Holland, Learmonth, Zaferes and Lotte Miller (NOR) were the best ones getting out of the wet blue carpet, and they pushed really hard in the first climb up Corkscrew Hill, in what it looked like a river instead of a road, with a stream of water making it extremely complicated to go up, and even harder to do down. But ended up being easier for them than for the large chase group, which slowed down in every technical corner of the circuit to avoid crashes.

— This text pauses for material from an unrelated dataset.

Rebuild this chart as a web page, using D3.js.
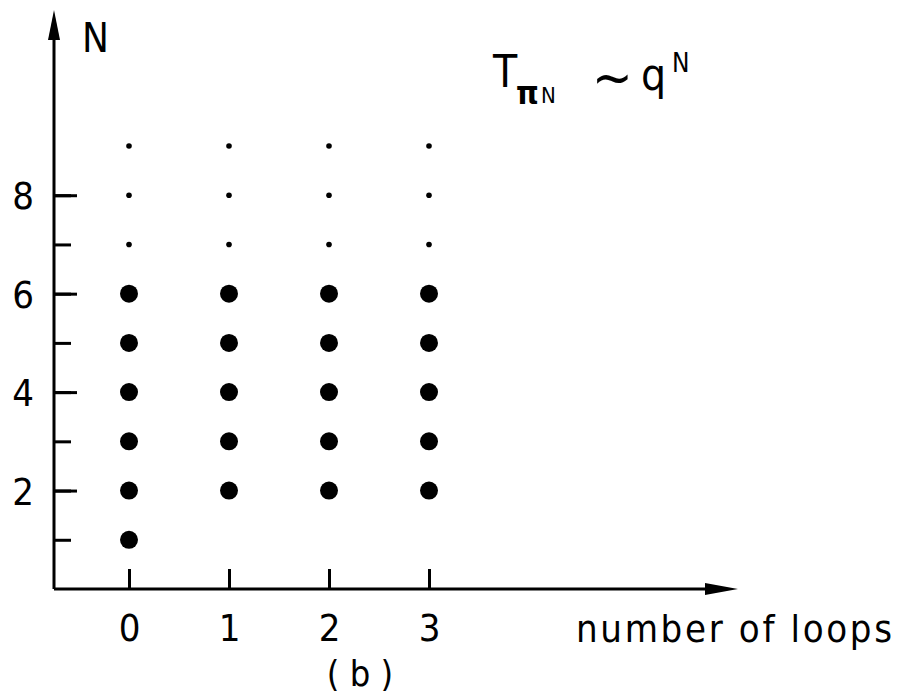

The group of four looked determined and worked together in the first laps, but with seven climbs to go, Holland dropped dramatically, loosing 54 seconds in just a few kilometers and being trapped by the chasers, leaving Learmonth, Zaferes and Miller on their own, increasing the gap lap after lap.
Behind them, the group of chasers had 15 riders, which made it complicated, but quickly Joanna Brown took the lead and tried to organise the chase. She didn’t have much luck, and by the end of the 40km bike Zaferes, Learmonth and Miller had a lead of two and a half minutes.
Zaferes didn’t have the best transition on record, and lost a few seconds in the start of the run, but she quickly chased down Learmonth and Miller, and as soon as she passed by them she kept increasing the distance, with the golden medal on sight. Behind her, Learmonth looked strong in the second place, but Miller kept looking back, knowing that she had some strong runners on her heels. And indeed she had.
In the last lap, Joanna Brown flied past her to get herself in a third position that she will keep until crossing the finish line, with Austrian Lisa Perterer finishing in another historic fourth place for her. The Norwegian ended up in 8th place, being passed in the last kilometer by Georgia Tylor-Brown (GBR), Tylor Spivey (USA) and Angelica Olmo (ITA).